You can check your application state using either the ListApplications or the DescribeApplication actions. If your application enters the RUNNING state but is not writing data to your sink, you can troubleshoot the issue by adding an Amazon CloudWatch log stream to your application. For more information, see Working with Application CloudWatch Logging Options. The log stream contains messages that you can use to troubleshoot application issues.

Snapshot Fails to Be Created

Kinesis Data Analytics takes a snapshot of the application during an UpdateApplication or StopApplication request. The service then uses this snapshot state and restores the application using the updated application configuration to provide exactly-once processing semantics.

The service can't take a snapshot of the application under the following circumstances:

  • The application exceeded the snapshot limit. The limit for snapshots is 1,000. For more information, see Snapshots.

  • The application is not in a healthy state.

  • The application does not have permissions to access its source or sink.

  • The application code is not functioning properly.

  • The application is experiencing other configuration issues.

If you get an exception while taking a snapshot during an application update or while stopping the application, check the application's CloudWatch logs for errors, and retry the request. You can also retry the request by setting the SnapshotsEnabled property of your application's ApplicationSnapshotConfiguration to false.

After the application returns to a healthy state, we recommend that you set the SnapshotsEnabled property to true.

You can set the SnapshotsEnabled property using the UpdateApplication action. The following UpdateApplication example sets the SnapshotsEnabled property to true:

aws kinesisanalyticsv2 update-application \ --application-name MyApplication \ --current-application-version-id 10 \ --application-configuration-update '{"ApplicationSnapshotConfigurationUpdate":{"SnapshotsEnabledUpdate":true}}'

You can also update the SnapshotsEnabled property using the console.

Update the SnapshotsEnabled Property Using the Console

  1. Open the Kinesis Data Analytics console at https://console.aws.amazon.com/kinesisanalytics.

  2. In the Kinesis Data Analytics console, choose your application.

  3. In your application's page, choose Configure.

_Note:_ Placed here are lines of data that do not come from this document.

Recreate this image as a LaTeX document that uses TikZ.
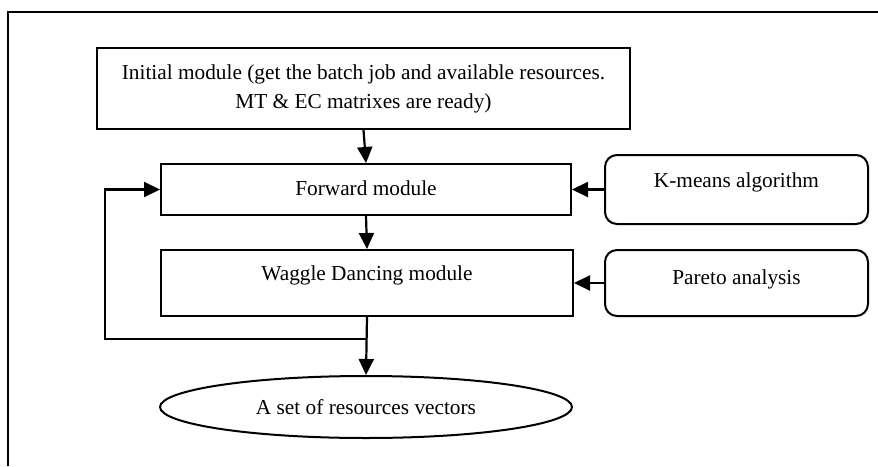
\documentclass[tikz,border=0pt]{standalone}
\usepackage{fontspec}
\setmainfont{Liberation Serif}
\usetikzlibrary{shapes.geometric,arrows.meta}
\tikzset{
  module/.style={draw,line width=2pt,inner sep=0pt,anchor=north west,align=center},
  helper/.style={module,rounded corners=12pt},
  flow/.style={line width=2.2pt,-{Triangle[length=16pt,width=15pt]}}
}

\begin{document}
\begin{tikzpicture}[x=1pt,y=-1pt,font=\fontsize{21.3}{29}\selectfont]

\useasboundingbox (0,0) rectangle (878,466);
\draw [line width=1.6pt] (8,466) -- (8,12) -- (878,12);

\node [module,minimum width=533pt,minimum height=81pt] (init) at (96,47)
    {Initial module (get the batch job and available resources.\\MT \& EC matrixes are ready)};
\node [module,minimum width=410pt,text height=31pt,text depth=20pt] (fwd) at (160,163) {Forward module};
\node [module,minimum width=412pt,text height=30pt,text depth=36pt] (wag) at (160,249) {Waggle Dancing module};
\node [helper,minimum width=263pt,text height=32pt,text depth=37pt] (kmeans) at (604,154) {K-means algorithm};
\node [helper,minimum width=263pt,text height=34pt,text depth=32pt] (pareto) at (604,249) {Pareto analysis};
\node [draw,ellipse,line width=2pt,inner sep=0pt,minimum width=412pt,minimum height=62pt] (res) at (366,407)
    {A set of resources vectors};

\coordinate (split) at (366,339);
\coordinate (back) at (105,339);

\draw [flow] (init.south) -- (fwd.north);
\draw [flow] (fwd.south) -- (wag.north);
\draw [flow] (wag.south) -- (res.north);
\draw [flow] (split) -- (back) |- (fwd.west);
\draw [flow] (kmeans.west) -- (fwd.east);
\draw [flow] (pareto.west) -- (wag.east);

\end{tikzpicture}
\end{document}
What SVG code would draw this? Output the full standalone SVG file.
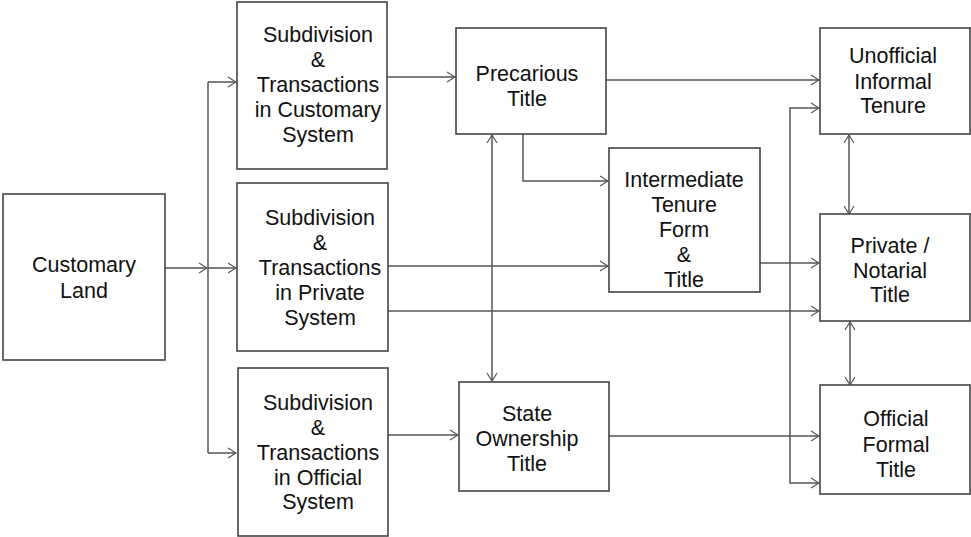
<svg xmlns="http://www.w3.org/2000/svg" width="971" height="537" viewBox="0 0 971 537">
<defs>
<marker id="arr" markerWidth="10" markerHeight="12" refX="9" refY="6" orient="auto-start-reverse" markerUnits="userSpaceOnUse">
<path d="M1,1 L9,6 L1,11" fill="none" stroke="#555" stroke-width="1.2"/>
</marker>
<style>
.box{fill:#fff;stroke:#444;stroke-width:1.6}
.t{font-family:"Liberation Sans",Arial,sans-serif;font-size:21.5px;fill:#111;text-anchor:middle}
.c{fill:none;stroke:#555;stroke-width:1.5}
.a{marker-end:url(#arr)}
.b{marker-start:url(#arr);marker-end:url(#arr)}
</style>
</defs>
<rect width="971" height="537" fill="#fff"/>
<g id="connectors">
<path class="c a" d="M164,268 H207"/>
<path class="c" d="M208,82 V453"/>
<path class="c a" d="M208,82 H236"/>
<path class="c a" d="M208,268 H236"/>
<path class="c a" d="M208,453 H236"/>
<path class="c a" d="M387,77 H455"/>
<path class="c a" d="M606,80 H819"/>
<path class="c a" d="M523,134 V181 H608"/>
<path class="c b" d="M492,135 V381"/>
<path class="c a" d="M388,266 H608"/>
<path class="c a" d="M388,311 H819"/>
<path class="c a" d="M760,263 H819"/>
<path class="c b" d="M819,108 H790 V483 H819"/>
<path class="c b" d="M849,135 V214"/>
<path class="c b" d="M850,322 V385"/>
<path class="c a" d="M388,435 H458"/>
<path class="c a" d="M609,436 H819"/>
</g>
<g id="customary-land">
<rect class="box" x="3" y="194" width="162" height="166"/>
<text class="t" x="84" y="272">Customary</text>
<text class="t" x="84" y="298">Land</text>
</g>
<g id="sub-customary">
<rect class="box" x="237" y="2" width="150" height="167"/>
<text class="t" x="318" y="42">Subdivision</text>
<text class="t" x="318" y="67">&amp;</text>
<text class="t" x="318" y="92">Transactions</text>
<text class="t" x="318" y="117">in Customary</text>
<text class="t" x="318" y="142">System</text>
</g>
<g id="sub-private">
<rect class="box" x="237" y="183" width="151" height="168"/>
<text class="t" x="320" y="225">Subdivision</text>
<text class="t" x="320" y="250">&amp;</text>
<text class="t" x="320" y="275">Transactions</text>
<text class="t" x="320" y="300">in Private</text>
<text class="t" x="320" y="325">System</text>
</g>
<g id="sub-official">
<rect class="box" x="238" y="368" width="150" height="168"/>
<text class="t" x="318" y="410">Subdivision</text>
<text class="t" x="318" y="435">&amp;</text>
<text class="t" x="318" y="460">Transactions</text>
<text class="t" x="318" y="485">in Official</text>
<text class="t" x="318" y="509">System</text>
</g>
<g id="precarious">
<rect class="box" x="456" y="28" width="150" height="106"/>
<text class="t" x="527" y="81">Precarious</text>
<text class="t" x="527" y="106">Title</text>
</g>
<g id="intermediate">
<rect class="box" x="609" y="148" width="151" height="144"/>
<text class="t" x="684" y="187">Intermediate</text>
<text class="t" x="684" y="212">Tenure</text>
<text class="t" x="684" y="237">Form</text>
<text class="t" x="684" y="262">&amp;</text>
<text class="t" x="684" y="287">Title</text>
</g>
<g id="state-ownership">
<rect class="box" x="459" y="382" width="150" height="109"/>
<text class="t" x="527" y="421">State</text>
<text class="t" x="527" y="446">Ownership</text>
<text class="t" x="527" y="471">Title</text>
</g>
<g id="unofficial">
<rect class="box" x="820" y="28" width="150" height="106"/>
<text class="t" x="893" y="63">Unofficial</text>
<text class="t" x="893" y="89">Informal</text>
<text class="t" x="893" y="113">Tenure</text>
</g>
<g id="private-notarial">
<rect class="box" x="820" y="214" width="150" height="107"/>
<text class="t" x="890" y="253">Private /</text>
<text class="t" x="890" y="278">Notarial</text>
<text class="t" x="890" y="302">Title</text>
</g>
<g id="official-formal">
<rect class="box" x="820" y="385" width="150" height="109"/>
<text class="t" x="896" y="426">Official</text>
<text class="t" x="896" y="452">Formal</text>
<text class="t" x="896" y="477">Title</text>
</g>
</svg>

  4. In the Snapshots section, choose Enable.

    
                    Screenshot showing the Snapshots section.

Throughput Is Too Slow or MillisBehindLatest Is Increasing

If the application metrics are showing that throughput is too slow or the MillisBehindLatest metric is steadily increasing, do the following:

  • Enable auto scaling if it is disabled, or increase application parallelism. For more information, see Scaling.

  • Check if the application is logging every record being processed. Logging each record during times when the application has high throughput will cause severe bottlenecks in data processing. To check for this condition, query your logs for log entries that your application writes with every record it processes. For more information, see Analyzing Logs with CloudWatch Logs Insights.

  • Verify that your application uses Apache Flink version 1.6.2. Using later versions of Apache Flink may reduce throughput.

Downtime Is Not Zero

If the Downtime metric is not zero, the application is not healthy. Common causes of this condition include the following:

  • Your application is under-provisioning sources and sinks. Check that any sources or sinks used in the application are well-provisioned, and are not experiencing read or write throttling.

    If the source or sink is a Kinesis data stream, check the metrics for the stream for ReadProvisionedThroughputExceeded or WriteProvisionedThroughputExceeded errors.

    You can investigate the causes of this condition by querying your application logs for changes from your application's state from RUNNING to FAILED. For more information, see Analyze Errors: Application Task-Related Failures.

  • If any exception in an operator in your application is unhandled, the application fails over (by interpreting that the failure cannot be handled by operator) and the application will restart from the latest checkpoint to maintain "exactly-once" processing semantics. This will lead to Downtime being not zero during these restart periods. In order to prevent this from happening, we recommend that you handle any retryable exceptions in the application code.